Apakah dia akan bersedia menyemaikan cintanya jika ternyata si cowok asli hanya anak kampung yang nggak selevel dengan dia ?
Apakah bokapnya akan merelakan putrinya jatuh cinta dengan anak desa itu jika sebenarnya dia bukan mahasiswa berprestasi ?

I don't think so... Gue nggak yakin.

Analisa gue yang ketiga adalah : welcome to real world !

Kita tidak sedang hidup di negeri dongeng yang penuh fantasi. Dimana seorang pangeran buruk rupa dicintai secara tulus oleh seorang putri, dan ketulusan cinta itu melepaskan kutukan yang menimpa pangeran dan mengembalikan keadaannya menjadi pangeran tampan.
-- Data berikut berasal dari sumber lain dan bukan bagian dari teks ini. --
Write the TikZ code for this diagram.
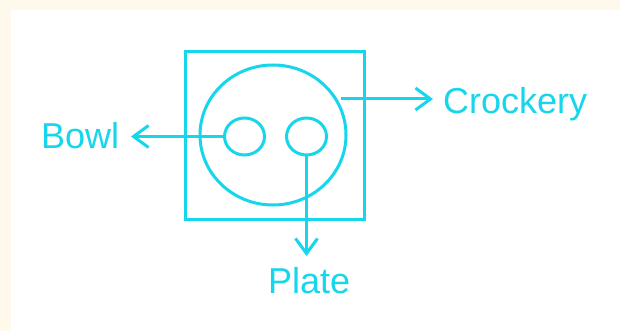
\documentclass[tikz,border=0pt]{standalone}
\usepackage{fontspec}
\setmainfont{Liberation Sans}
\usetikzlibrary{arrows.meta,shapes.geometric}
\definecolor{cy}{RGB}{22,214,236}
\definecolor{cream}{RGB}{255,248,236}
\begin{document}
\begin{tikzpicture}[x=1pt,y=-1pt,
  ln/.style={draw=cy,line width=3pt},
  arr/.style={ln,-{Straight Barb[length=15pt,width=22pt,line width=3pt]}},
  lbl/.style={text=cy,font=\fontsize{36}{40}\selectfont,inner sep=0pt}]
\useasboundingbox (0,0) rectangle (620,331);
\fill[cream] (0,0) rectangle (620,331);
\fill[white] (11,10) rectangle (620,331);
\node[ln,minimum width=179pt,minimum height=167pt,inner sep=0pt] (box) at (274.5,135.5) {};
\node[ln,ellipse,minimum width=146pt,minimum height=140pt,inner sep=0pt] (big) at (273,135) {};
\node[ln,ellipse,minimum width=40pt,minimum height=37pt,inner sep=0pt] (bowlc) at (244.5,136.5) {};
\node[ln,ellipse,minimum width=40pt,minimum height=37pt,inner sep=0pt] (platec) at (306.5,136.5) {};
\node[lbl,anchor=base west] (bowl) at (41,149) {Bowl};
\node[lbl,anchor=base west] (crock) at (443,114) {Crockery};
\node[lbl,anchor=base west] (plate) at (268,293) {Plate};
\coordinate (bowltip) at (131,136.5);
\coordinate (crockstart) at (341,99);
\coordinate (crocktip) at (433,99);
\coordinate (platetip) at (306.5,256);
\draw[arr] (bowlc.west) -- (bowltip);
\draw[arr] (crockstart) -- (crocktip);
\draw[arr] (platec.south) -- (platetip);
\end{tikzpicture}
\end{document}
Dalam cerita tadi, sang pangeran tampan baru dicintai setelah sang putri tau benar bahwa dia adalah sang pangeran, dan bukan rakyat jelata.

Lalu gimana yach... kalo pangeran kodok dari negeri dongeng tersesat ke negeri nyata kita ini ? Wah,... kayaknya sampai matipun dia nggak akan bisa lepas dari kutukannya. Karena ketulusan dari sang putri yang wanita cantik dan bermartabat tinggi sudah punah di dunia nyata.

Ada nggak yach... karakter seperti dalam FTV tadi yang berperan secara tulus mencintai apa yang menjadi getar hatinya, meskipun cowok yang dicintainya hanya orang biasa ?

Ada nggak yach... karakter yang keukeuh mencintai tanpa syarat secara tulus dan sederhana, yang ketika dia tau bahwa kekasihnya bukan " orang biasa ", kemudian dia menganggap hal itu hanyalah sebagai bonus ?

Gue harus angkat bahu !

Tapi okelah.... daripada pusing, gue anggap aja itu sabagai hiburan semata.
Gue gak ada masalah sama penulis ceritanya.... semoga keep on writing.
Bahkan gue musti angkat jempol ! Kenapa ?

Karena di tengah banyaknya teriakan mengangkat realita, justru inilah relita. Hebat banget !

Diakui atau tidak, inilah potret masyarakat dunia sekarang ini. Faktanya memang begitu. Banyak yang harus diperhitungkan untuk memberi dan menerima cinta. Busyet...!!!

" Cinta sih bisa numbuh sendiri.... asal ada reward-nya " Walah....!

Gue banyak nemuin, cewek yang nangis-nangis ketika dikawinin, menolak dijodohin sama cowok yang menurut orang tuanya selevel. Tapi toh, ternyata hamil juga, punya anak juga, banyak malah. Yang gue liat sich cukup comfort dan enjoy banget.

Sementara gue yakin, dalam FTV tadi kalau si cowok memang beneran rakyat biasa, dia pasti akan tetep gigit jari.

Ya... begitulah sob....
Inilah realita...
Relita level !

1 comment:

  1. Setuju Pak jarang ada cinta yang tulus lagi. Btw tapi memang sebetulnya bngsa ini butuh tontonan yanglebih menginspirasi.